Stored data
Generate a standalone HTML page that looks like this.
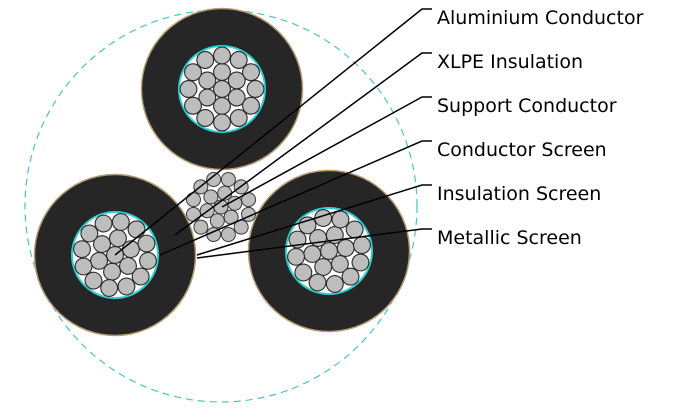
<!DOCTYPE html>
<html><head><meta charset="utf-8"><style>html,body{margin:0;padding:0;background:#fff}svg{display:block}</style></head><body>
<svg width="681" height="412" viewBox="0 0 681 412" xmlns="http://www.w3.org/2000/svg">
<defs>
<g id="cond">
<circle r="80.5" fill="#262626" stroke="#b39c72" stroke-width="1.5"/>
<circle r="44" fill="#2fd0d0"/>
<circle r="42" fill="#fff"/>
<g fill="#bdbdbd" stroke="#2a2a2a" stroke-width="1.1">
<circle cx="0" cy="0" r="8.4"/>
<circle cx="0" cy="-17" r="8.4"/><circle cx="14.7" cy="-8.5" r="8.4"/><circle cx="14.7" cy="8.5" r="8.4"/><circle cx="0" cy="17" r="8.4"/><circle cx="-14.7" cy="8.5" r="8.4"/><circle cx="-14.7" cy="-8.5" r="8.4"/>
<circle cx="0" cy="-33.5" r="8.4"/><circle cx="16.75" cy="-29" r="8.4"/><circle cx="29" cy="-16.75" r="8.4"/><circle cx="33.5" cy="0" r="8.4"/><circle cx="29" cy="16.75" r="8.4"/><circle cx="16.75" cy="29" r="8.4"/><circle cx="0" cy="33.5" r="8.4"/><circle cx="-16.75" cy="29" r="8.4"/><circle cx="-29" cy="16.75" r="8.4"/><circle cx="-33.5" cy="0" r="8.4"/><circle cx="-29" cy="-16.75" r="8.4"/><circle cx="-16.75" cy="-29" r="8.4"/>
</g>
</g>
<g id="sup" fill="#bdbdbd" stroke="#3a3a3a" stroke-width="1">
<circle cx="0" cy="0" r="7"/>
<circle cx="0" cy="-14.3" r="7"/><circle cx="12.4" cy="-7.15" r="7"/><circle cx="12.4" cy="7.15" r="7"/><circle cx="0" cy="14.3" r="7"/><circle cx="-12.4" cy="7.15" r="7"/><circle cx="-12.4" cy="-7.15" r="7"/>
<circle cx="0" cy="-28.5" r="7"/><circle cx="14.25" cy="-24.7" r="7"/><circle cx="24.7" cy="-14.25" r="7"/><circle cx="28.5" cy="0" r="7"/><circle cx="24.7" cy="14.25" r="7"/><circle cx="14.25" cy="24.7" r="7"/><circle cx="0" cy="28.5" r="7"/><circle cx="-14.25" cy="24.7" r="7"/><circle cx="-24.7" cy="14.25" r="7"/><circle cx="-28.5" cy="0" r="7"/><circle cx="-24.7" cy="-14.25" r="7"/><circle cx="-14.25" cy="-24.7" r="7"/>
</g>
</defs>
<circle cx="221" cy="206" r="196" fill="none" stroke="#4cc4c4" stroke-width="1.2" stroke-dasharray="7,5"/>
<use href="#sup" x="221" y="207" transform="rotate(15 221 207)"/>
<use href="#cond" x="222" y="89" transform="rotate(0 222 89)"/>
<use href="#cond" x="115" y="255" transform="rotate(10 115 255)"/>
<use href="#cond" x="329" y="251" transform="rotate(20 329 251)"/>
<g stroke="#000" stroke-width="1.5" fill="none">
<polyline points="432,9 422,9 115,255"/>
<polyline points="432,53 422,53 175,235"/>
<polyline points="432,97 422,97 222,207"/>
<polyline points="432,141 422,141 160,255"/>
<polyline points="432,185 422,185 197,255"/>
<polyline points="432,229 422,229 197,258"/>
</g>
<g font-family="DejaVu Sans, Liberation Sans, sans-serif" font-size="19" fill="#000">
<text x="437" y="24">Aluminium Conductor</text>
<text x="437" y="68">XLPE Insulation</text>
<text x="437" y="112">Support Conductor</text>
<text x="437" y="156">Conductor Screen</text>
<text x="437" y="200">Insulation Screen</text>
<text x="437" y="244">Metallic Screen</text>
</g>
</svg>
</body></html>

Your goal
Write out the data precisely as given, excluding the pictures.

Result below
Generate a standalone HTML page that looks like this.
<!DOCTYPE html>
<html><head><meta charset="utf-8"><style>html,body{margin:0;padding:0;background:#fff}svg{display:block}</style></head><body>
<svg width="681" height="412" viewBox="0 0 681 412" xmlns="http://www.w3.org/2000/svg">
<defs>
<g id="cond">
<circle r="80.5" fill="#262626" stroke="#b39c72" stroke-width="1.5"/>
<circle r="44" fill="#2fd0d0"/>
<circle r="42" fill="#fff"/>
<g fill="#bdbdbd" stroke="#2a2a2a" stroke-width="1.1">
<circle cx="0" cy="0" r="8.4"/>
<circle cx="0" cy="-17" r="8.4"/><circle cx="14.7" cy="-8.5" r="8.4"/><circle cx="14.7" cy="8.5" r="8.4"/><circle cx="0" cy="17" r="8.4"/><circle cx="-14.7" cy="8.5" r="8.4"/><circle cx="-14.7" cy="-8.5" r="8.4"/>
<circle cx="0" cy="-33.5" r="8.4"/><circle cx="16.75" cy="-29" r="8.4"/><circle cx="29" cy="-16.75" r="8.4"/><circle cx="33.5" cy="0" r="8.4"/><circle cx="29" cy="16.75" r="8.4"/><circle cx="16.75" cy="29" r="8.4"/><circle cx="0" cy="33.5" r="8.4"/><circle cx="-16.75" cy="29" r="8.4"/><circle cx="-29" cy="16.75" r="8.4"/><circle cx="-33.5" cy="0" r="8.4"/><circle cx="-29" cy="-16.75" r="8.4"/><circle cx="-16.75" cy="-29" r="8.4"/>
</g>
</g>
<g id="sup" fill="#bdbdbd" stroke="#3a3a3a" stroke-width="1">
<circle cx="0" cy="0" r="7"/>
<circle cx="0" cy="-14.3" r="7"/><circle cx="12.4" cy="-7.15" r="7"/><circle cx="12.4" cy="7.15" r="7"/><circle cx="0" cy="14.3" r="7"/><circle cx="-12.4" cy="7.15" r="7"/><circle cx="-12.4" cy="-7.15" r="7"/>
<circle cx="0" cy="-28.5" r="7"/><circle cx="14.25" cy="-24.7" r="7"/><circle cx="24.7" cy="-14.25" r="7"/><circle cx="28.5" cy="0" r="7"/><circle cx="24.7" cy="14.25" r="7"/><circle cx="14.25" cy="24.7" r="7"/><circle cx="0" cy="28.5" r="7"/><circle cx="-14.25" cy="24.7" r="7"/><circle cx="-24.7" cy="14.25" r="7"/><circle cx="-28.5" cy="0" r="7"/><circle cx="-24.7" cy="-14.25" r="7"/><circle cx="-14.25" cy="-24.7" r="7"/>
</g>
</defs>
<circle cx="221" cy="206" r="196" fill="none" stroke="#4cc4c4" stroke-width="1.2" stroke-dasharray="7,5"/>
<use href="#sup" x="221" y="207" transform="rotate(15 221 207)"/>
<use href="#cond" x="222" y="89" transform="rotate(0 222 89)"/>
<use href="#cond" x="115" y="255" transform="rotate(10 115 255)"/>
<use href="#cond" x="329" y="251" transform="rotate(20 329 251)"/>
<g stroke="#000" stroke-width="1.5" fill="none">
<polyline points="432,9 422,9 115,255"/>
<polyline points="432,53 422,53 175,235"/>
<polyline points="432,97 422,97 222,207"/>
<polyline points="432,141 422,141 160,255"/>
<polyline points="432,185 422,185 197,255"/>
<polyline points="432,229 422,229 197,258"/>
</g>
<g font-family="DejaVu Sans, Liberation Sans, sans-serif" font-size="19" fill="#000">
<text x="437" y="24">Aluminium Conductor</text>
<text x="437" y="68">XLPE Insulation</text>
<text x="437" y="112">Support Conductor</text>
<text x="437" y="156">Conductor Screen</text>
<text x="437" y="200">Insulation Screen</text>
<text x="437" y="244">Metallic Screen</text>
</g>
</svg>
</body></html>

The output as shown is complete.